A sense of camaraderie and love filled the air as hundreds prepared their final goodbyes.
“Obviously to other people he was many things. To me, he was dad,” said son Justin Painter. “Heroes get remembered, but legends never die.”
Many who took the podium say he was an enemy to none and a friend to all. Those who love him say he lived by the motto: God, family, country.
“The minute Gary Painter took his last breath on this earth, he was in Heaven,” said Chaplain of the Midland County Sheriff’s Office, Mark Henry. “Surrounded by all the heavenly angels, and Jesus stepping forward, wrapping his arms around Sheriff Gary Painter, and looking at him and saying, ‘Well done.'”
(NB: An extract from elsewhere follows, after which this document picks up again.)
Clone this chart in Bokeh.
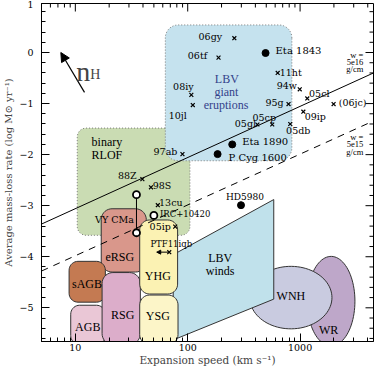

Fellow officers shared stories of Painter’s unconditional love for law enforcement. They also spoke of the lives he has touched along the way.
“The Sheriff said he was very confident that when he passes away, that he would go to heaven,” explained Chief Deputy, Rory McKinney. “After he said that, he sat there is silence for a couple of minutes and said, you know, come to think of it, I may have done a couple of questionable things when I was younger.”
There were laughter, and there were tears.
“And I wish, ladies and gentleman, that I had the confidence to call him my friend, but legends are not meant for such familiarity,” said Chief Seth Herman of Midland Police Department. He says his father and Sheriff Gary Painter have been role models in his life. He stated they were, “cut from the same cloth.”
Later, Midland County Judge, Terry Johnson, took to the stage.
“For someone who has given so much to the Lord, his country, his community, and his family… Rest easy now, Sheriff Gary Painter. We’ll take it from here.”
And with the last song, and the last prayer, came Sheriff Gary Painter’s last radio call.